Signal Hill Transmission is an American rock band from Los Angeles, California, United States. Their sound has been likened to Wilco, Elliott Smith, the Scud Mountain Boys, as well as The Psychedelic Furs and Kent. The current lineup consists of Scott Warren (singer/guitarist), Duane Rakestraw (bass), Mon Agranat (guitar), and Scott Schoen (drums).
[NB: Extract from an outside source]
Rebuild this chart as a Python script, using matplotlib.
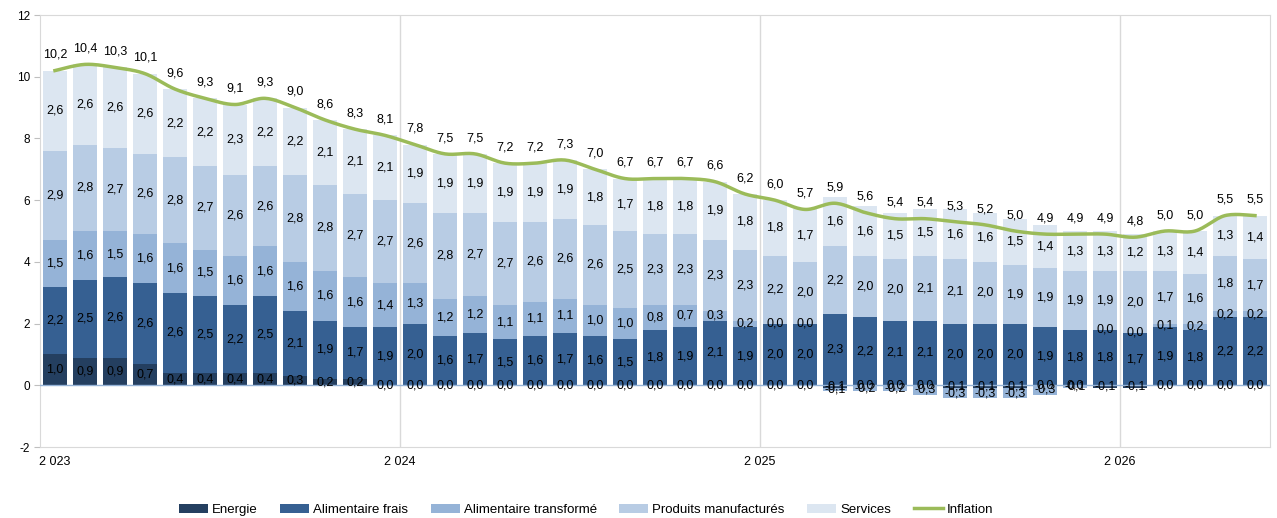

The band formed in Warren's Hermosa Beach, California apartment in 2001 and recorded and released two independent records: Tomorrow, The Stars on the label P.A. Juice in 2005 and An Empty Space in 2007. In 2006, actor Samuel L. Jackson placed the band's song "Master Plan" on his iTunes Store celebrity playlist. In January 2008, the band won $25,000 in the "Rockstar" competition sponsored by Star 98.7 in Los Angeles. In May of that year they entered the studio to record with producer Brad Wood. The result, an EP called Starting Gun, was released by ATO Records on September 23, 2008. Recently, the band was selected by Clear Channel Music as an artist to watch for 2009.

The band was most recently featured in a 2010 episode of Food Network's Giada at Home, entitled "Dinner With the Band", in which Giada De Laurentiis throws the a dinner party, serving bibb lettuce salads, penne with braised short ribs, and apple shandys.

In July 2009, singer Scott Warren recorded and released a debut solo effort, Quick Fix Bandage, that features a cover of America's, "Sister Golden Hair".